» Stated task: Report each line of the data that has "this" somewhere in it.
# Raw records start
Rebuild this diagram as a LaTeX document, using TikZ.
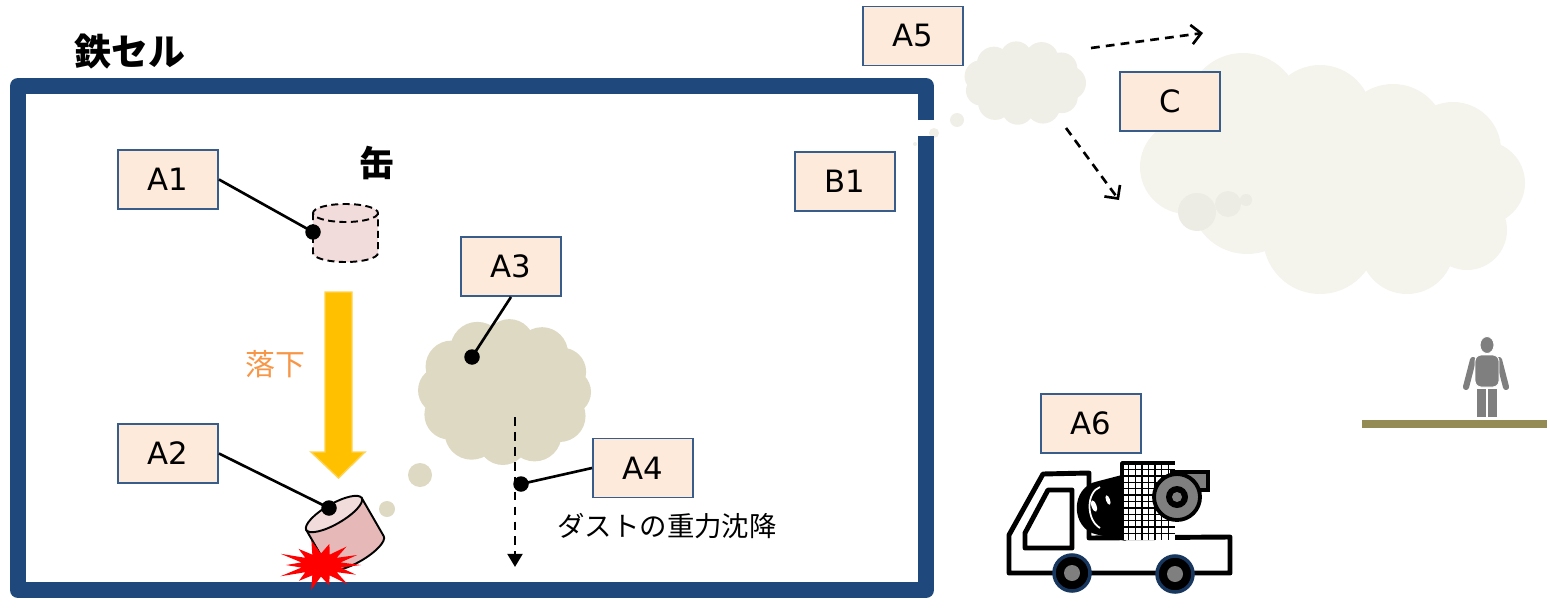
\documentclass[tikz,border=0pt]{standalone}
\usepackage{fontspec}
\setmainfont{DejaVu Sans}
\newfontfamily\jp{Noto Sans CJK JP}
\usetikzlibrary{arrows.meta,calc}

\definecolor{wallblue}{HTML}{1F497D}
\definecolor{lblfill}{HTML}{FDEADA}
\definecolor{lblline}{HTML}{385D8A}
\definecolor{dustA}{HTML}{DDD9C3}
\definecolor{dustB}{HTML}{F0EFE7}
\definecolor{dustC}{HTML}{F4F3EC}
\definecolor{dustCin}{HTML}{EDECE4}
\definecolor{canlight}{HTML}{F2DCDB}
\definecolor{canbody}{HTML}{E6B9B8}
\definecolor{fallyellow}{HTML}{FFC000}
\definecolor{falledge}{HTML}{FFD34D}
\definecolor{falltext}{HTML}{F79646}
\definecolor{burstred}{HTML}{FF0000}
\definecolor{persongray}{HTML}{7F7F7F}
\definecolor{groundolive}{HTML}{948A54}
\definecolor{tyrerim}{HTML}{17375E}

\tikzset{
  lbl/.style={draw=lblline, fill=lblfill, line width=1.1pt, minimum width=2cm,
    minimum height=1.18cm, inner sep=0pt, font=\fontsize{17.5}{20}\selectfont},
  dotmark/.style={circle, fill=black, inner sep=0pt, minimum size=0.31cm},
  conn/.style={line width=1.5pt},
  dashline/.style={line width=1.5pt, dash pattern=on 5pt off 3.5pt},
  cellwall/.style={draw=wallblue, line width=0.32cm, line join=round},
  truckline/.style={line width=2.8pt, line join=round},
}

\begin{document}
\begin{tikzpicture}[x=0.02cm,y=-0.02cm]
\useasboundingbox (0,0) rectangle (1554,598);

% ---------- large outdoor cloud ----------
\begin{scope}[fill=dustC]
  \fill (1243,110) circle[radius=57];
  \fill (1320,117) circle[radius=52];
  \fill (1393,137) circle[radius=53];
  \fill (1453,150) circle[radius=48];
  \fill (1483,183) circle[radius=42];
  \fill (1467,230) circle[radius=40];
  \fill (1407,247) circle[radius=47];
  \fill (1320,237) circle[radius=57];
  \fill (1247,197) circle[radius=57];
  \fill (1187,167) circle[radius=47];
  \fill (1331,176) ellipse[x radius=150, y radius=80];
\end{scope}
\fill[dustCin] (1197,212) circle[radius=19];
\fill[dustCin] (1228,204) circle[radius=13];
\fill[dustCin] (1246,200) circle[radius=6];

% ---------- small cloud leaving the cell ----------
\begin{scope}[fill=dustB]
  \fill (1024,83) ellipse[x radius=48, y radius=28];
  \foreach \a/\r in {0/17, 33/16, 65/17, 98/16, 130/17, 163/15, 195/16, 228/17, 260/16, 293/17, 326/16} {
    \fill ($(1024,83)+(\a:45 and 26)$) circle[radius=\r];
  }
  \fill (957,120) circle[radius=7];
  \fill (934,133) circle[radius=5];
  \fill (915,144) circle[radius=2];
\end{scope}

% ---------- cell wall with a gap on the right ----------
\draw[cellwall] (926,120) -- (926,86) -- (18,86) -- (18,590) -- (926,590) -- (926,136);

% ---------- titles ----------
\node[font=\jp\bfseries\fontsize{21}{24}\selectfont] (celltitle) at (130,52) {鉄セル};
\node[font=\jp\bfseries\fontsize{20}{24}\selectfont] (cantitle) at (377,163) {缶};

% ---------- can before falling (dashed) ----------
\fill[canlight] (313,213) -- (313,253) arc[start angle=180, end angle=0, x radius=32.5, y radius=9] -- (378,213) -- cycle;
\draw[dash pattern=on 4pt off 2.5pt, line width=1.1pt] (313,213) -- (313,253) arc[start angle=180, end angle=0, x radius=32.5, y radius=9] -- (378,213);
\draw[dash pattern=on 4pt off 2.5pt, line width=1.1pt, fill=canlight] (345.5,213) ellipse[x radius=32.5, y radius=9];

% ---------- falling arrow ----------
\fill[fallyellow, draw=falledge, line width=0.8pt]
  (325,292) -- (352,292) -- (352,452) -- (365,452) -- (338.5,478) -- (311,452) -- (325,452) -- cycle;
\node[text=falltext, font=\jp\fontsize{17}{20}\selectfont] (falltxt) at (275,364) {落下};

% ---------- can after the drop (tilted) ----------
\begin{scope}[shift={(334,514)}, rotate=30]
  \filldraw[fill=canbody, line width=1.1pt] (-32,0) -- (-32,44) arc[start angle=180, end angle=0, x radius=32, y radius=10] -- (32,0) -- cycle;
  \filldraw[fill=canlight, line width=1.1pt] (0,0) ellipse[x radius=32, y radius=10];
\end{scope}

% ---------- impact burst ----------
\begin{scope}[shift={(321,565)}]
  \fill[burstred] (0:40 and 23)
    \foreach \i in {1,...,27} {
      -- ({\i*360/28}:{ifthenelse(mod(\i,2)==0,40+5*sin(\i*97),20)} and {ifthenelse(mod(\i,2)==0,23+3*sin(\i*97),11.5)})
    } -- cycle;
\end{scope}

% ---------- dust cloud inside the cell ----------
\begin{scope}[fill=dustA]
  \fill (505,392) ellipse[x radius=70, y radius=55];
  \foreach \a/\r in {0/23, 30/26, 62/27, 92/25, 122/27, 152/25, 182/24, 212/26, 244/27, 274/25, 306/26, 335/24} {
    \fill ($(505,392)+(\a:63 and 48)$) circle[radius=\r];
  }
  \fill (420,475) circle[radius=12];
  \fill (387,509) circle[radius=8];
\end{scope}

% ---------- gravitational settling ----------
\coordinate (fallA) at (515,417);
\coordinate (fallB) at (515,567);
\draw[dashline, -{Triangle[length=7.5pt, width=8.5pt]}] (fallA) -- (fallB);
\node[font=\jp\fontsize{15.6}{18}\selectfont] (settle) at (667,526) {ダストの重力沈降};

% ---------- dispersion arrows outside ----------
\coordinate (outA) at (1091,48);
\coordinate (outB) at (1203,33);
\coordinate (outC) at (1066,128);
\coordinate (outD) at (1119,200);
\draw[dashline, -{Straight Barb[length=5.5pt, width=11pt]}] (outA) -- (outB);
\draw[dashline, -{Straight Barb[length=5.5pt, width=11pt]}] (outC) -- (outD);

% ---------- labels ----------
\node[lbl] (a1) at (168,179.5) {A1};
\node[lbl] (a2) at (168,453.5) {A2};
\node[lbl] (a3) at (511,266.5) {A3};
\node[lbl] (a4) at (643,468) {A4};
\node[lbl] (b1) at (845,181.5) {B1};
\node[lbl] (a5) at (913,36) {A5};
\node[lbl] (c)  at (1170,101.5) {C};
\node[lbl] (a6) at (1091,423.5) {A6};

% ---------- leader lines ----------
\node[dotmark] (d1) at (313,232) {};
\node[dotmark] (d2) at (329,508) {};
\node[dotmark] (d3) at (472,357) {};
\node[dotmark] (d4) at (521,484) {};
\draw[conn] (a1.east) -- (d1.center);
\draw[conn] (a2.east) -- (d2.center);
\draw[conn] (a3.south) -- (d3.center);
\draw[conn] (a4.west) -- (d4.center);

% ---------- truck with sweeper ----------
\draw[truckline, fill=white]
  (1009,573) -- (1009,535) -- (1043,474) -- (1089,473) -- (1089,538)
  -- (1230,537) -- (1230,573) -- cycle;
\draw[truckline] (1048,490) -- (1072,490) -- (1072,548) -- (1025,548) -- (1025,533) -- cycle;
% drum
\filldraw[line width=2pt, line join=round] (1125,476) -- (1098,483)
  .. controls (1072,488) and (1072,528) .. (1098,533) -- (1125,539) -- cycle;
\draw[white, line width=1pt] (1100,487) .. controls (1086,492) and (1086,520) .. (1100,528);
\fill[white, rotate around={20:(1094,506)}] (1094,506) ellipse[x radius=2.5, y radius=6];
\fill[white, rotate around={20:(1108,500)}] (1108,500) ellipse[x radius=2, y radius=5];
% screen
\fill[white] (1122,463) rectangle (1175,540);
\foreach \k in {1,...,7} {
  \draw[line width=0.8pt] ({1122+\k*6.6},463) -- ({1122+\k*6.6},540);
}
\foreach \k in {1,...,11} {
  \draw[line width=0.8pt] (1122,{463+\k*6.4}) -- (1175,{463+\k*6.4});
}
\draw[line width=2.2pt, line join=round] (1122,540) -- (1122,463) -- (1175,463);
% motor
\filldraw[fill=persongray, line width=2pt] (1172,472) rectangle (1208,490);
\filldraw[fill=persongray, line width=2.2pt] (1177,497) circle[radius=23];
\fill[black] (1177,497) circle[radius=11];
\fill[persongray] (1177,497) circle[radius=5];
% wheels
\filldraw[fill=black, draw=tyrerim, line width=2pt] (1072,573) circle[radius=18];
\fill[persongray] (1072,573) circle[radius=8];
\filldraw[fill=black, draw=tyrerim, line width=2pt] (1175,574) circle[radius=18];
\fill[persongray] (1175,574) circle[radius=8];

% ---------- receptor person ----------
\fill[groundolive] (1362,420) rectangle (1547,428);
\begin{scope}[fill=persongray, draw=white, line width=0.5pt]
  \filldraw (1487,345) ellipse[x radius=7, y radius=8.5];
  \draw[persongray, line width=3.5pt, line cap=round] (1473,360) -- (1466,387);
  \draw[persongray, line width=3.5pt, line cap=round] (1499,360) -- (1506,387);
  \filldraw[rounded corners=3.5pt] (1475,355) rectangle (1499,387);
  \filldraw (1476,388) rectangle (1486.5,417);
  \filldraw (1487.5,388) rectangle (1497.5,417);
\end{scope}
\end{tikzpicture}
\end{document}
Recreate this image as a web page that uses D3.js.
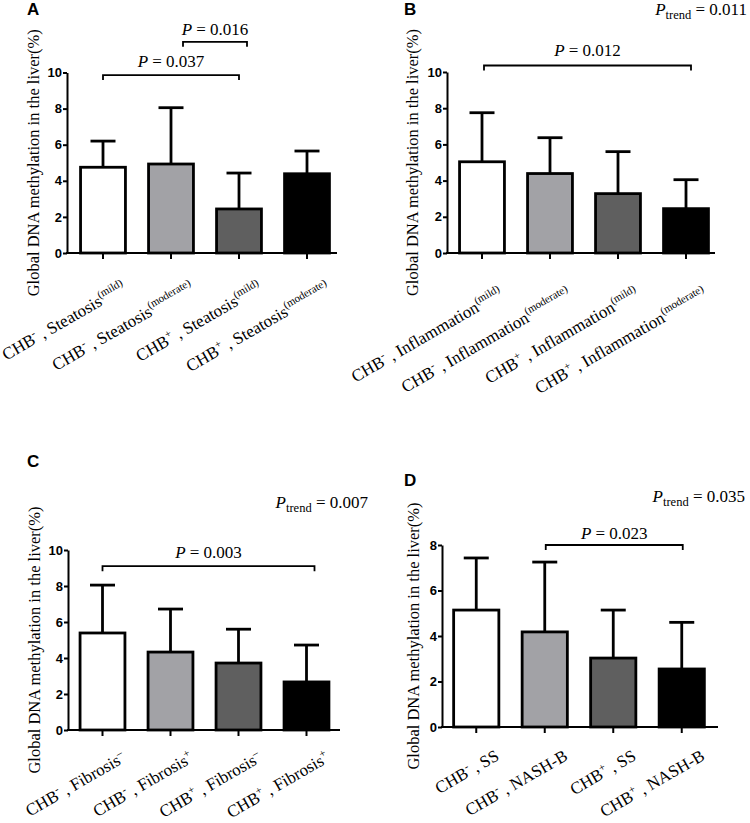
# Raw records end
» Exercise answer:
Rebuild this diagram as a LaTeX document, using TikZ.
Recreate this image as a web page that uses D3.js.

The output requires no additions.